Unijny Trybunał Sprawiedliwości orzekł, że pracodawca może zakazać noszenia w miejscu pracy widocznych symboli wyrażających przekonania polityczne, światopoglądowe i religijne.
Sędziowie uznali, że może być to uzasadnione koniecznością prezentowania przez pracodawcę neutralnego wizerunku wobec klientów, lub zapobieganiu konfliktom w pracy.
Zastrzegli jednak, że sądy krajowe mogą uwzględniać specyficzny kontekst danego państwa, a przede wszystkim przepisy dotyczące ochrony wolności wyznania.
Trybunał Sprawiedliwości zajął się tą sprawą po otrzymaniu pytań z niemieckich sądów, a dotyczyła ona dwóch kobiet, które w swoich firmach nosiły chusty islamskie. Pracodawcy zażądali, by je zdjęły, powołując się na politykę neutralności politycznej, światopoglądowej i religijnej.

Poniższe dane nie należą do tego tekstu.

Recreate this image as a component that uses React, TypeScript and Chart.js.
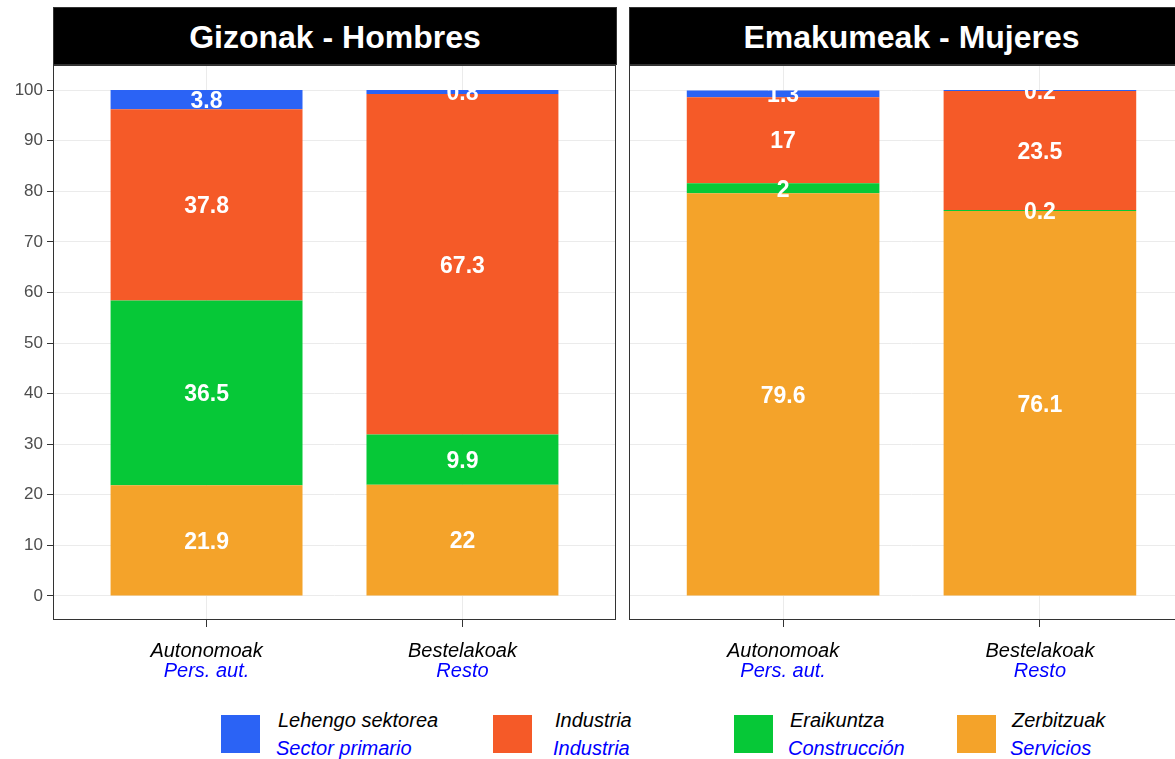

Niemieckie sądy zwróciły się do unijnego Trybunału z prośbą o wykładnię, czy regulacje firm dotyczące tych spraw stanowią wobec pracowników dyskryminację ze względu na religię lub przekonania. Spytały też, w jakich okolicznościach ewentualne odmienne traktowanie może być uzasadnione.